A multi sensor approach to Botswana sign language dataset with view of addressing occlusion

Abstract:

Automatic Sign Language Recognition (ASLR) helps with converting hand gestures to spoken

language, therefore, enabling communication between those able to hear and those unable to hear.

There is abundant research work on ASLR of British Sign Language and American Sign Language.

However, Botswana Sign Language has received less attention at least in terms of computational

representation leading to automatic sign language recognition which can be attributed to lack of a

Botswana Sign Language dataset Sign Language Dataset. Work done on other languages is not

always directly applicable to Botswana Sign Language because sign languages differ significantly

from country to country. A dataset plays a pivotal role in sign language recognition pipeline.

However, one of the major challenges researcher’s encounter is accurately extracting hands and

fingers of a signer when the hands or fingers are not in the field of view of the camera (Occlusion).

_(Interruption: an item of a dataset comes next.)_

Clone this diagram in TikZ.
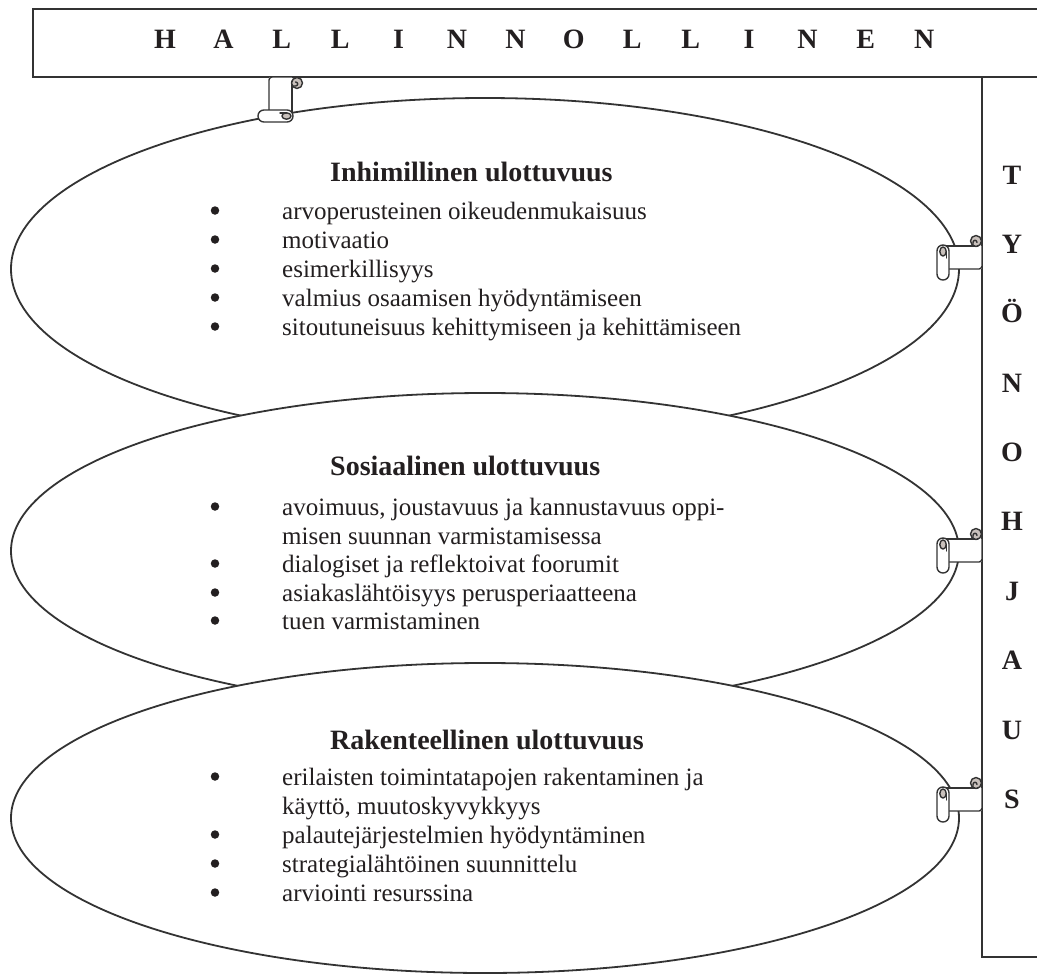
\documentclass[tikz,border=0pt]{standalone}
\usepackage{fontspec}
\setmainfont{Liberation Serif}
\definecolor{linegrey}{HTML}{333333}
\definecolor{ink}{HTML}{231F20}
\definecolor{curlgrey}{HTML}{C9C1BC}
\tikzset{
  frame/.style={draw=linegrey, line width=1.8pt},
  oval/.style={draw=linegrey, line width=1.8pt, fill=white},
  scrl/.style={draw=linegrey, line width=1.4pt, line join=round, line cap=round},
  txt/.style={font=\fontsize{25}{29}\selectfont, text=ink, inner sep=0pt, anchor=base west},
  bul/.style={circle, fill=ink, inner sep=0pt, minimum size=8.5pt},
  ttl/.style={font=\bfseries\fontsize{28}{32}\selectfont, text=ink, inner sep=0pt, anchor=base west},
  barletter/.style={font=\bfseries\fontsize{28}{32}\selectfont, text=ink, inner sep=0pt, anchor=base},
  % a small paper scroll hanging from a bar; origin = where the sheet meets the bar
  scrollh/.pic={
    \fill[white] (-39,0) rectangle (0,23);
    \draw[scrl] (-39,0) -- (-4,0);
    \draw[scrl, rounded corners=3] (0,-2) -- (0,23) -- (-39,23);
    \draw[scrl, fill=white, rounded corners=5.9] (-45,-1) rectangle (-33,34);
    \draw[scrl, fill=curlgrey] (-39,5.5) ellipse [x radius=3.2, y radius=4.6];
    \draw[scrl] (-35.8,5.5) -- (-35.8,12);
    \draw[scrl, fill=curlgrey] (-6,-5) circle [radius=5.5];
    \draw[scrl] (-9,0) -- (-9,-3.5) .. controls (-9,-6.5) and (-5,-6.5) .. (-5,-3.5);
  }
}
\newcommand\bulletline[3]{%
  \node[bul] (#1b) at (215,#2-8.5) {};
  \node[txt] (#1) at (282,#2) {#3};}
\begin{document}
\begin{tikzpicture}[x=1pt,y=-1pt]
\useasboundingbox (0,0) rectangle (1037,975);
\fill[white] (0,0) rectangle (1037,975);

% top bar (runs off to the right)
\draw[frame] (1037,9) -- (33,9) -- (33,77) -- (1037,77);
% right-hand bar
\draw[frame] (982,77) -- (982,957) -- (1037,957);

% the three dimensions, later ovals lying over the earlier ones
\draw[oval] (485,269) ellipse [x radius=474, y radius=171];
\draw[oval] (485,551) ellipse [x radius=474, y radius=158];
\draw[oval] (485,818) ellipse [x radius=474, y radius=155];

% scrolls fastening the ovals to the bars
\pic[cm={0,1,1,0,(292,77)}] {scrollh};
\pic at (982,246) {scrollh};
\pic at (982,539) {scrollh};
\pic at (982,788) {scrollh};

% bar captions
\foreach \ch [count=\i from 0] in {H,A,L,L,I,N,N,O,L,L,I,N,E,N}
  \node[barletter] (top\i) at ({165+58.4*\i},48) {\ch};
\foreach \ch/\yy [count=\i] in {T/184,Y/253,Ö/322,N/392,O/461,H/530,J/600,A/669,U/739,S/808}
  \node[barletter] (side\i) at (1012,\yy) {\ch};

% human dimension
\node[ttl] (s1t) at (330,181) {Inhimillinen ulottuvuus};
\bulletline{s1a}{219}{arvoperusteinen oikeudenmukaisuus}
\bulletline{s1b}{248}{motivaatio}
\bulletline{s1c}{277}{esimerkillisyys}
\bulletline{s1d}{306}{valmius osaamisen hyödyntämiseen}
\bulletline{s1e}{335}{sitoutuneisuus kehittymiseen ja kehittämiseen}

% social dimension
\node[ttl] (s2t) at (330,475) {Sosiaalinen ulottuvuus};
\bulletline{s2a}{515}{avoimuus, joustavuus ja kannustavuus oppi-}
\node[txt] (s2a2) at (282,544) {misen suunnan varmistamisessa};
\bulletline{s2b}{572}{dialogiset ja reflektoivat foorumit}
\bulletline{s2c}{601}{asiakaslähtöisyys perusperiaatteena}
\bulletline{s2d}{629}{tuen varmistaminen}

% structural dimension
\node[ttl] (s3t) at (330,749) {Rakenteellinen ulottuvuus};
\bulletline{s3a}{785}{erilaisten toimintatapojen rakentaminen ja}
\node[txt] (s3a2) at (282,814) {käyttö, muutoskyvykkyys};
\bulletline{s3b}{843}{palautejärjestelmien hyödyntäminen}
\bulletline{s3c}{872}{strategialähtöinen suunnittelu}
\bulletline{s3d}{901}{arviointi resurssina}
\end{tikzpicture}
\end{document}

Researchers have argued that using multiple sensors addresses occlusion better than using a single

sensor. This study proposes an approach to developing a Botswana Sign Language dataset based

on tracking data from the Microsoft’s Kinect sensor and the leap motion controller. The feature

sets from both devices are combined in order to improve recognition performance (especially when

occlusion). Recognition is performed by Support Vector Machines (SVM) and K Nearest Neighbor

(KNN). The resulting dataset consisted of five thousand four hundred and thirty-three (5433)

Botswana Sign Language gestures comprised of five (5) different sign words. The experimental

results obtained show that recognition performance improves when compared to using one device

to capture sign gestures. An overall recognition accuracy of 99.90% and 99.40% have been

recorded using SVM and KNN respectively.